Sunday, July 31, 2011

Review: Madame Tussaud by Michelle Moran

Genre: Historical Fiction
Publisher: Quercus, 2011
448p



Marie Grosholtz (later to be Mme Tussaud)is a determined young businesswoman, eager to see her family's waxwork museum  succeed and keep them safe and secure in a city whose people are suffering from poverty and hunger.
Her gift for modelling faces in wax brings her to Versailles, where she will teach the king's sister, Madame Elizabeth, her skill. But the coming revolution will place Marie, her family and all of Paris in grave danger.
As the monarchy is overthrown and the horror of the guillotine becomes a fixture in French life, Marie is expected to show her patriotism by making death masks from the severed heads of every key figure killed as the Reign of Terror begins and France enters its darkest time.
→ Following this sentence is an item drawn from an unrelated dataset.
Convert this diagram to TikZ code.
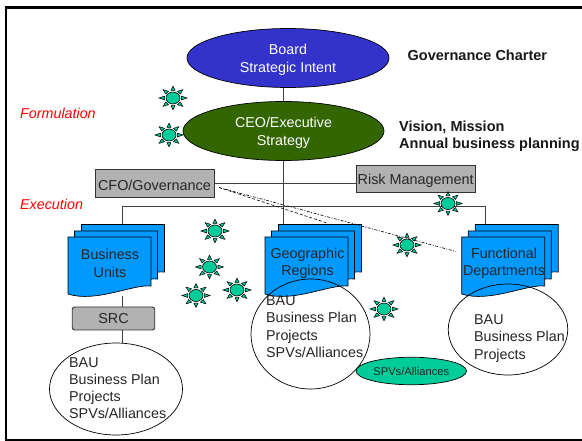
\documentclass[tikz,border=0pt]{standalone}
\usepackage{fontspec}
\usetikzlibrary{shapes.geometric}
\setmainfont{Liberation Sans}
\definecolor{blueE}{HTML}{3333CC}
\definecolor{greenE}{HTML}{336600}
\definecolor{grayB}{HTML}{B2B2B2}
\definecolor{docB}{HTML}{0099FF}
\definecolor{teal}{HTML}{00CC99}
\definecolor{redT}{HTML}{FF0000}
\newcommand{\pushdown}{\rule{0pt}{14.3pt}}
\tikzset{
  link/.style={draw=black!75!white,line width=0.9pt},
  oval/.style={ellipse,draw=black,line width=0.7pt,inner sep=0pt,align=center},
  graybox/.style={rectangle,draw=black!80,fill=grayB,line width=0.9pt,inner sep=0pt,font=\fontsize{14.4}{16}\selectfont,text=black!85},
  doc/.style={draw=black,fill=docB,line width=0.7pt},
  lbl/.style={inner sep=0pt,align=left,font=\fontsize{14.3}{17.3}\selectfont,text=black!85},
  head/.style={inner sep=0pt,align=left,font=\bfseries\fontsize{14.5}{17}\selectfont,text=black!90},
  side/.style={inner sep=0pt,font=\itshape\fontsize{14.3}{16}\selectfont,text=redT},
  sun/.pic={
    \foreach \a in {0,45,...,315}{
      \path[draw=black,fill=teal,line width=0.5pt]
        ({\a-14}:8.6 and 7.8) -- (\a:14 and 11.8) -- ({\a+14}:8.6 and 7.8) -- cycle;
    }
    \path[draw=black,fill=teal,line width=0.6pt] (0,0) ellipse (7 and 6);
  }
}
\newcommand{\docsheet}[4]{% left, right, top, bottom-left
  \path[doc] (#1,#3) -- (#2,#3) -- (#2,{#4-8})
    .. controls ({#2-18},{#4-10}) and ({#1+28},{#4+9}) .. (#1,#4) -- cycle;
}
\newcommand{\docstack}[1]{% left edge of the front sheet
  \docsheet{#1+13.5}{#1+96.5}{224.5}{280}
  \docsheet{#1+6.5}{#1+89.5}{231}{287}
  \docsheet{#1}{#1+83}{237}{294}
}
\begin{document}
\begin{tikzpicture}[x=1pt,y=-1pt]
\useasboundingbox (0,0) rectangle (582,441);
\fill[white] (0,0) rectangle (582,441);
\begin{scope}
\clip (0,0) rectangle (582,441);
\draw[black,line width=2.4pt] (5.8,7.6) rectangle (600,440);
\end{scope}

% anchors for connectors
\coordinate (bracketL) at (122.5,206);
\coordinate (bracketM) at (283,206);
\coordinate (bracketR) at (485,206);
\coordinate (buL) at (122.5,230);
\coordinate (grT) at (283,226);
\coordinate (fdT) at (485,226);
\coordinate (dashA) at (219,187.5);
\coordinate (dashB) at (456,251.5);
\coordinate (dashC) at (327,223);
\coordinate (buB) at (122.5,296);

% connectors beneath shapes
\draw[link] (283,87) -- (283,101);
\draw[link] (283,160) -- (grT);
\draw[link] (bracketL) -- (bracketR);
\draw[link] (bracketL) -- (buL);
\draw[link] (bracketR) -- (fdT);
\draw[link] (buB) -- (122.5,343);
\draw[link] (214,183) -- (356,183);

% documents
\docstack{68}
\docstack{265}
\docstack{461.7}

% ovals
\node[oval,fill=blueE,minimum width=202pt,minimum height=59pt,text=white,font=\fontsize{14.3}{18}\selectfont] (board) at (288,58) {\pushdown Board\\Strategic Intent};
\node[oval,fill=greenE,minimum width=201pt,minimum height=59pt,text=white,font=\fontsize{14.3}{18}\selectfont] (ceo) at (283.5,131) {\pushdown CEO/Executive\\Strategy};

% grey boxes
\node[graybox,minimum width=119pt,minimum height=27.5pt] (cfo) at (154.5,183.5) {\pushdown CFO/Governance};
\node[graybox,minimum width=119.5pt,minimum height=27pt] (risk) at (415.7,178.5) {\pushdown Risk Management};
\node[graybox,rounded corners=2.5pt,minimum width=82.5pt,minimum height=23pt] (src) at (113.5,318.5) {SRC};

% dashed links
\draw[black,line width=0.6pt,dash pattern=on 3pt off 1.5pt on 1pt off 1.5pt] (dashA) -- (dashB);
\draw[black,line width=0.6pt,densely dashed] (dashA) -- (dashC);

% document labels
\node[lbl,align=center] (tbu) at (110,263.5) {Business\\Units};
\node[lbl,align=center] (tgr) at (307.5,263.5) {Geographic\\Regions};
\node[lbl,align=center] (tfd) at (504,263.5) {Functional\\Departments};

% content ellipses
\node[oval,minimum width=133pt,minimum height=92pt] (e1) at (116,389) {};
\node[oval,minimum width=119pt,minimum height=110pt] (e2) at (310.5,334) {};
\node[oval,minimum width=119.5pt,minimum height=91pt] (e3) at (508,329.5) {};
\node[lbl,anchor=north west] (t1) at (69,357) {BAU\\Business Plan\\Projects\\SPVs/Alliances};
\node[lbl,anchor=north west] (t2) at (266,295.5) {BAU\\Business Plan\\Projects\\SPVs/Alliances};
\node[lbl,anchor=north west] (t3) at (474,314.5) {BAU\\Business Plan\\Projects};

% SPV oval
\node[oval,fill=teal,minimum width=110.5pt,minimum height=27.5pt,font=\fontsize{11.2}{13}\selectfont,text=black!85] (spv) at (411.3,371) {SPVs/Alliances};

% suns
\pic at (173,98) {sun};
\pic at (169,135) {sun};
\pic at (215,231) {sun};
\pic at (209.5,267) {sun};
\pic at (196,295.5) {sun};
\pic at (237,290) {sun};
\pic at (384,309) {sun};
\pic at (407,245) {sun};
\pic at (448,203.5) {sun};

% side texts
\node[side,anchor=west] (form) at (20,113) {Formulation};
\node[side,anchor=west] (exec) at (20,204) {Execution};
\node[head,anchor=west] (gov) at (407.5,55) {Governance Charter};
\node[head,anchor=north west] (vis) at (399,121) {Vision, Mission\\Annual business planning};
\end{tikzpicture}
\end{document}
I wasn't sure how much I would like this book as many years ago I rather overdosed on Marie Antoinette and the French Revolution and tend to avoid this time period now. But once again Michelle Moran has written a very fine historical novel which kept me enthralled from page one and I really enjoyed it!

Like most people I could equate Madame Tussaud with the 18th century and waxworks but not much else and what a fascinating woman she was and what an incredible life she lived. She is the perfect choice of subject to have as a central character in a book about the French Revolution allowing the reader to see the perspectives of both sides of the conflict.
As an ordinary Parisian Marie was one of the people but her artistic talent and the family's waxwork museum brought growing renown and it was there that her uncle held a salon where the revolutionary leaders would gather - names like Lafayette, Robespierre and Marat that would later become infamous and all providing subjects for Marie's work.

Teaching Madame Elizabeth took her to Versailles where she was able to observe the aristocracy and meet the royal family but trying to maintain a loyalty to two sides isn't easy as Marie and her family would discover.

It's hard to imagine what living in the midst of such horror and the daily fear of death would be like and what Marie had to do to survive was so gruesome it's beyond imagining. She must have been a very strong woman.

The book focuses on the years between 1788 -  1795 but I did appreciate the author adding an historical note which explained the later lives of the main characters. As always , Michelle Moran provides lots of extras - maps, a timeline and a list of characters in the front and notes and glossary at the back - everything to enhance the reading experience.

Recommended to all historical fiction lovers!